## EXERCISE
Locate all lines with the word "chart". Copy them.

--- Start of EXERCISE INPUT ---

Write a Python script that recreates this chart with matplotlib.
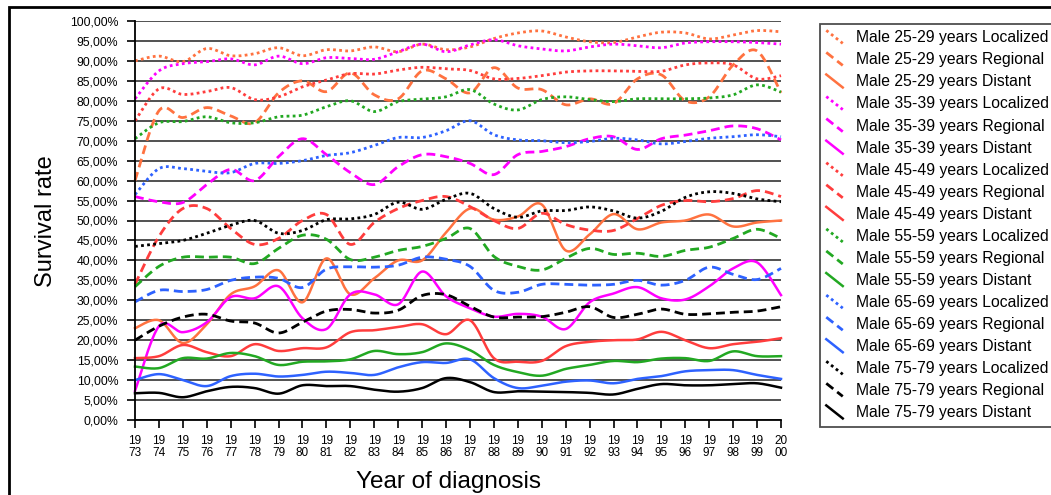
import numpy as np
import matplotlib
matplotlib.use("Agg")
from matplotlib import pyplot as plt
from matplotlib.lines import Line2D
from matplotlib.legend_handler import HandlerBase
from matplotlib.patches import Rectangle

plt.rcParams['font.family'] = ['Liberation Sans', 'DejaVu Sans']

years = list(range(1973, 2001))

m25_loc = [90, 91.2, 89.8, 93.1, 91.3, 91.8, 93.3, 91.3, 92.8, 92.5, 93.5, 92.3, 94.2, 92.8,
           93.5, 95.6, 97.0, 97.5, 96.0, 94.8, 94.6, 96.0, 97.2, 97.0, 95.5, 96.5, 97.6, 97.3]
m25_reg = [60, 77.5, 75.8, 78.3, 76.2, 74.5, 82, 85, 82.3, 87, 81.5, 80.5, 87.5, 85.5,
           82, 88.3, 83.2, 82.8, 79, 80.5, 79.3, 85.5, 86.5, 80, 81, 89, 92.5, 82]
m25_dist = [23, 25, 19.3, 24, 31.5, 33.5, 37.5, 29.5, 40.5, 31.5, 35.5, 40, 40, 47,
            53, 50.2, 51, 54, 42.5, 46.5, 51.6, 47.8, 49.5, 50, 51.5, 48.5, 49.5, 50]
m35_loc = [80.5, 87.5, 89.3, 89.8, 90.5, 89.0, 91.2, 89.3, 90.8, 90.6, 90.4, 92.3, 94.2, 92.3,
           94.0, 95.3, 93.8, 93.0, 92.5, 93.5, 94.2, 93.8, 93.3, 94.5, 94.8, 94.8, 94.6, 94.2]
m35_reg = [56, 54.7, 54.5, 59, 62.8, 60, 66, 70.5, 66.5, 62, 59, 63.5, 66.5, 66,
           64.3, 61.5, 66.5, 67.3, 68.5, 70.5, 71, 67.8, 70.5, 71.4, 72.5, 73.7, 73, 70.2]
m35_dist = [7.3, 23.5, 22, 24.5, 30.8, 30.5, 33.5, 25.5, 22.8, 31.5, 31.5, 29, 37.2, 31,
            28, 25.9, 26.6, 25.9, 22.8, 29.5, 31.7, 33.3, 30.5, 30.2, 33.5, 38, 39.5, 31.3]
m45_loc = [75, 83, 81.6, 82.3, 83.3, 80.3, 81, 83.5, 85.2, 86.8, 86.7, 87.7, 88.4, 88.0,
           87.6, 85.5, 85.6, 86.3, 87.2, 87.5, 87.5, 87.4, 87.4, 89.0, 89.5, 89.0, 85.5, 86.3]
m45_reg = [34, 46, 53, 53, 48, 44, 45.5, 50, 51.5, 44, 49.5, 53, 55, 56,
           53.5, 50, 48, 51.8, 49, 47.6, 47.5, 50.5, 53.8, 55, 54.7, 55.5, 57.5, 56]
m45_dist = [15.5, 16, 18.8, 17, 16, 19, 17.3, 18, 18.2, 22, 22.5, 23.3, 24, 21.5,
            25, 15.5, 14.6, 14.8, 18.5, 19.6, 20, 20.2, 22.1, 20, 18, 19, 19.6, 20.5]
m55_loc = [70.5, 74.5, 74.8, 76, 74.5, 74.5, 76, 76.4, 78.5, 80, 77.3, 79.8, 80.4, 81,
           82.8, 79.2, 77.7, 80.3, 81, 80.3, 79.8, 80.5, 80.5, 80.5, 80.7, 81.5, 84, 82.2]
m55_reg = [33.4, 38.5, 40.8, 40.8, 40.8, 39.2, 43, 46.3, 45.3, 40.2, 40.8, 42.5, 43.5, 45.5,
           48, 41, 38.5, 37.6, 40.5, 43, 41.5, 41.8, 41, 42.5, 43.3, 45.5, 47.8, 45.5]
m55_dist = [13.4, 13, 15.5, 15.4, 16.8, 16, 13.8, 14.6, 14.7, 15.2, 17.3, 16.5, 17, 19.2,
            17.5, 13.8, 12, 11.1, 12.8, 13.8, 14.8, 14.5, 15.4, 15.5, 14.8, 17.2, 16, 16]
m65_loc = [56.5, 63, 63, 62.3, 62, 64.3, 64.3, 65, 66.3, 67, 68.8, 70.8, 70.8, 72.5,
           75, 71.5, 70.2, 70, 69.5, 69.8, 70.6, 70.2, 69.2, 69.8, 70.6, 71, 71.5, 71]
m65_reg = [29.6, 32.5, 32.2, 32.7, 35, 35.8, 35.5, 33.2, 37.8, 38.4, 38.3, 38.8, 40.8, 40.3,
           38.5, 32.5, 32, 34, 34, 33.8, 34, 35, 33.8, 35, 38.3, 36.5, 35.2, 38]
m65_dist = [10, 11.5, 10, 8.5, 11, 11.6, 10.9, 11.3, 12.1, 11.8, 11.3, 13.2, 14.5, 14.3,
            15.2, 10.5, 8, 8.6, 9.6, 9.9, 9.2, 10.3, 11, 12.2, 12.5, 12.5, 11.3, 10.3]
m75_loc = [43.5, 44.2, 45, 46.8, 48.8, 50, 46.8, 47.5, 50.2, 50.4, 51.5, 54.6, 52.8, 55.3,
           56.8, 53, 50.8, 52.4, 52.5, 53.4, 52.4, 50.6, 52.3, 55.8, 57.2, 56.8, 55.4, 54.7]
m75_reg = [20, 23.5, 25.8, 26.5, 24.8, 24.3, 21.8, 24.5, 27.3, 27.7, 26.8, 27.5, 31.2, 31.4,
           28.5, 25.8, 25.8, 25.9, 27, 28.4, 25.7, 26.5, 27.8, 26.5, 26.6, 27, 27.3, 28.4]
m75_dist = [6.7, 6.8, 5.7, 7.2, 8.3, 8, 6.6, 8.7, 8.5, 8.5, 7.6, 7.1, 8, 10.5,
            9.5, 7, 7.2, 7.1, 7, 6.8, 6.4, 7.8, 9, 8.7, 8.7, 9, 9.2, 8.1]

ages = ['25-29', '35-39', '45-49', '55-59', '65-69', '75-79']
stages = ['Localized', 'Regional', 'Distant']
series = [m25_loc, m25_reg, m25_dist, m35_loc, m35_reg, m35_dist,
          m45_loc, m45_reg, m45_dist, m55_loc, m55_reg, m55_dist,
          m65_loc, m65_reg, m65_dist, m75_loc, m75_reg, m75_dist]

age_colors = ['#FF7240', '#FF00FF', '#FF3D3D', '#22A822', '#2E62FF', '#000000']
stage_styles = [((0, (1, 1.2)), 2.0), ((0, (3.2, 1.8)), 2.0), ('-', 1.8)]


def smooth(xs, ys, n=24):
    # excel-like smoothed line: bezier with catmull-rom control points
    p = np.column_stack([np.asarray(xs, float), np.asarray(ys, float)])
    pe = np.vstack([p[0], p, p[-1]])
    t = np.linspace(0, 1, n, endpoint=False)[:, None]
    out = []
    for i in range(len(p) - 1):
        p0, p3 = pe[i + 1], pe[i + 2]
        c1 = p0 + (pe[i + 2] - pe[i]) / 6
        c2 = p3 - (pe[i + 3] - pe[i + 1]) / 6
        out.append((1 - t) ** 3 * p0 + 3 * (1 - t) ** 2 * t * c1 + 3 * (1 - t) * t ** 2 * c2 + t ** 3 * p3)
    out.append(p[-1:])
    arr = np.vstack(out)
    return arr[:, 0], arr[:, 1]


class DiagHandler(HandlerBase):
    def create_artists(self, legend, orig, xdescent, ydescent, width, height, fontsize, trans):
        line = Line2D([0, 1], [0, 1])
        line.update_from(orig)
        line.set_data([-xdescent, -xdescent + width], [-ydescent + height, -ydescent])
        line.set_transform(trans)
        return [line]


fig = plt.figure(figsize=(10.51, 4.95), dpi=100)
ax = fig.add_axes([135 / 1051, 75 / 495, 646 / 1051, 399 / 495])

handles = []
for k, vals in enumerate(series):
    age = ages[k // 3]
    stage = stages[k % 3]
    ls, lw = stage_styles[k % 3]
    sx, sy = smooth(years, vals)
    ln, = ax.plot(sx, sy, color=age_colors[k // 3], linestyle=ls, lw=lw,
                  label=f"Male {age} years {stage}", clip_on=False)
    handles.append(ln)

ax.set_xlim(1973, 2000)
ax.set_ylim(0, 100)
ax.set_yticks(range(0, 101, 5))
ax.set_yticklabels([f"{v:.2f}%".replace('.', ',') for v in range(0, 101, 5)], fontsize=8.8)
ax.set_xticks(years)
ax.set_xticklabels([f"{str(y)[:2]}\n{str(y)[2:]}" for y in years], fontsize=8.5, linespacing=1.0)
ax.tick_params(axis='y', direction='out', length=5.5, width=1.2, pad=6.5)
ax.tick_params(axis='x', direction='out', length=5.5, width=1.2, pad=5)
ax.yaxis.grid(True, color='#222222', lw=1.1)
ax.set_axisbelow(True)
for s in ['top', 'right']:
    ax.spines[s].set_visible(False)
for s in ['left', 'bottom']:
    ax.spines[s].set_linewidth(1.3)

fig.text(46 / 1051, 1 - 221 / 495, 'Survival rate', rotation=90, ha='center', va='center', fontsize=17)
fig.text(448 / 1051, 1 - 488 / 495, 'Year of diagnosis', ha='center', va='baseline', fontsize=17.5)

leg = fig.legend(handles=handles, loc='upper left', bbox_to_anchor=(820 / 1051, 1 - 24 / 495),
                 borderaxespad=0, fontsize=11.3, handlelength=1.05, handleheight=0.9,
                 handletextpad=0.85, labelspacing=0.45, borderpad=0.4, fancybox=False,
                 frameon=True, handler_map={Line2D: DiagHandler()})
leg.get_frame().set_edgecolor('#222222')
leg.get_frame().set_linewidth(1.3)

fig.patches.append(Rectangle((9 / 1051, -0.2), 1.2, 1.2 - 7 / 495, transform=fig.transFigure,
                             fill=False, edgecolor='black', lw=2.0, clip_on=False))

fig.savefig('out.png', dpi=100)
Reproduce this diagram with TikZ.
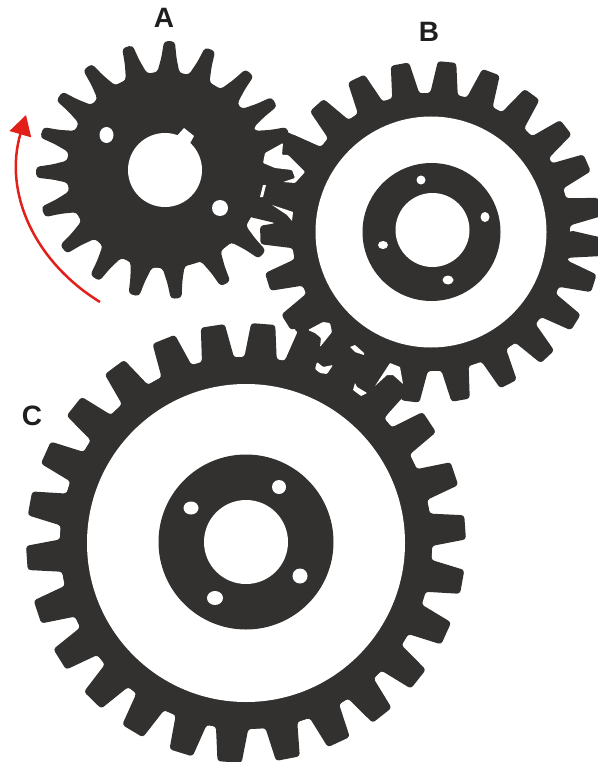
\documentclass[tikz,border=0pt]{standalone}
\usepackage{fontspec}
\setmainfont{Liberation Sans}
\usetikzlibrary{arrows.meta}
\definecolor{gearink}{HTML}{323130}
\definecolor{labelink}{HTML}{1F1F1F}
\definecolor{arrowred}{HTML}{E2201A}
\tikzset{
  ink/.style={fill=gearink},
  blank/.style={fill=white},
  gearlabel/.style={font=\bfseries\fontsize{28}{28}\selectfont,text=labelink,inner sep=0pt},
}
% cx cy root tip dbase dtip startangle list corner
\newcommand\gearfill[9]{%
  \begin{scope}[shift={(#1,#2)},yscale=-1]
    \fill[ink] (0,0) circle (#3);
    \fill[ink,rounded corners=#9] (#7:#3)
      \foreach \a in {#8} { -- ({\a-#5}:#3) -- ({\a-#6}:#4) -- ({\a+#6}:#4) -- ({\a+#5}:#3) }
      -- cycle;
  \end{scope}}
\begin{document}
\begin{tikzpicture}[x=1pt,y=-1pt]
\useasboundingbox (0,0) rectangle (597,762);
% gear A: slim flared teeth
\begin{scope}[shift={(165,170)},yscale=-1]
  \fill[ink] (0,0) circle (98);
  \fill[ink,rounded corners=3.5pt] (8:98)
    \foreach \a in {17,32,49,69.5,88,107,127,145,163,181,199,218,237,256,275,298,319,340,359}
      { -- ({\a-6.5}:98) -- ({\a-3.8}:113) -- ({\a-2.4}:129) -- ({\a+2.4}:129) -- ({\a+3.8}:113) -- ({\a+6.5}:98) }
    -- cycle;
\end{scope}
\gearfill{431}{232}{139}{171}{5.7}{3.1}{0}{8.4,23.9,37.8,53.7,69.4,84.6,100.5,116,132,148,165,181,197,212,228,246,263,280,297,313,328,342.5,355}{3pt}
\gearfill{246}{543}{186}{220}{5}{3.15}{-3}{4.1,18.4,33.4,47,60,73,85.5,98.7,112,126.8,141.5,155.7,169.6,183.9,198.3,212,225.7,238.9,252.8,265.7,281,295,308.3,321.7,335.7,349.8}{3pt}
% merged mesh regions
\fill[ink,rounded corners=1.5pt] (257,132) -- (287,132) -- (320,147) -- (337,167) -- (317,233) -- (262,228) -- (275,223) -- (250,217) -- (250,132) -- cycle;
\fill[ink,rounded corners=1.5pt] (298,333) -- (287,320) -- (293,310) -- (407,340) -- (422,370) -- (418,401) -- (403,397) -- (385,417) -- (290,377) -- (290,362) -- cycle;
% gaps left inside the meshes
\fill[blank,rounded corners=1pt] (283,143) -- (265,153) -- (263,163) -- (275,168) -- (292,170) -- (295,178) -- (283,182) -- (295,183) -- (305,172) -- (288,155) -- (282,155) -- cycle;
\fill[blank] (260,197) -- (263,185) -- (266,185) -- (263,197) -- cycle;
\fill[blank,rounded corners=0.5pt] (272,205) -- (287,210) -- (293,212) -- (292,221) -- (287,215) -- cycle;
\fill[blank,rounded corners=1pt] (308,330) -- (323,322) -- (330,323) -- (332,332) -- (320,347) -- (321,338) -- (315,333) -- cycle;
\fill[blank,rounded corners=0.5pt] (350,347) -- (355,345) -- (364,353) -- (364,355) -- (355,352) -- cycle;
\fill[blank,rounded corners=1pt] (317,362) -- (323,367) -- (333,365) -- (327,374) -- (320,373) -- (315,369) -- cycle;
\fill[blank,rounded corners=0.5pt] (355,383) -- (357,387) -- (367,393) -- (361,396) -- (353,390) -- cycle;
\fill[blank,rounded corners=0.5pt] (375,386) -- (390,363) -- (400,367) -- (403,384) -- (393,375) -- (387,375) -- cycle;
% gear A openings
\fill[blank] (165,170) circle (37);
\fill[blank] (184,128) -- (194,136) -- (188,147) -- (176,137) -- cycle;
\fill[blank] (106.5,135) ellipse (7 and 8);
\fill[blank] (220,208) circle (8);
% gear B openings
\fill[blank] (431,232) circle (115.5);
\fill[ink] (431.5,232) circle (69);
\fill[blank] (432.5,230) circle (37);
\fill[blank] (421,180) circle (4.5);
\fill[blank] (485,217) ellipse (4.5 and 5);
\fill[blank] (383,245) ellipse (5 and 4);
\fill[blank] (448,280) ellipse (5.5 and 4.5);
% gear C openings
\fill[blank] (246,543) circle (159);
\fill[ink] (246,542) circle (87.5);
\fill[blank] (246,542) circle (42);
\fill[blank] (279,487) circle (7);
\fill[blank] (191,508) ellipse (7.5 and 6.5);
\fill[blank] (215,598) ellipse (8 and 7);
\fill[blank] (300,576) circle (7.5);
% rotation arrow
\coordinate (arrowstart) at (100,302);
\coordinate (arrowend) at (26,115);
\draw[arrowred,line width=2.5pt,-{Triangle[length=20pt,width=22pt]}] (arrowstart) .. controls (35,262) and (3,193) .. (arrowend);
% labels
\node[gearlabel] (labelA) at (164,18) {A};
\node[gearlabel] (labelB) at (429,32) {B};
\node[gearlabel] (labelC) at (32,416) {C};
\end{tikzpicture}
\end{document}
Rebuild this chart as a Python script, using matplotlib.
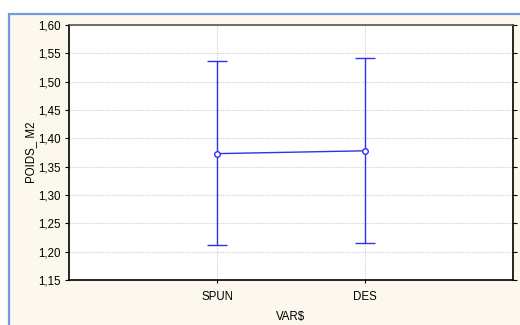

--- End of EXERCISE INPUT ---

## SOLUTION BELOW
Write a Python script that recreates this chart with matplotlib.
Rebuild this chart as a Python script, using matplotlib.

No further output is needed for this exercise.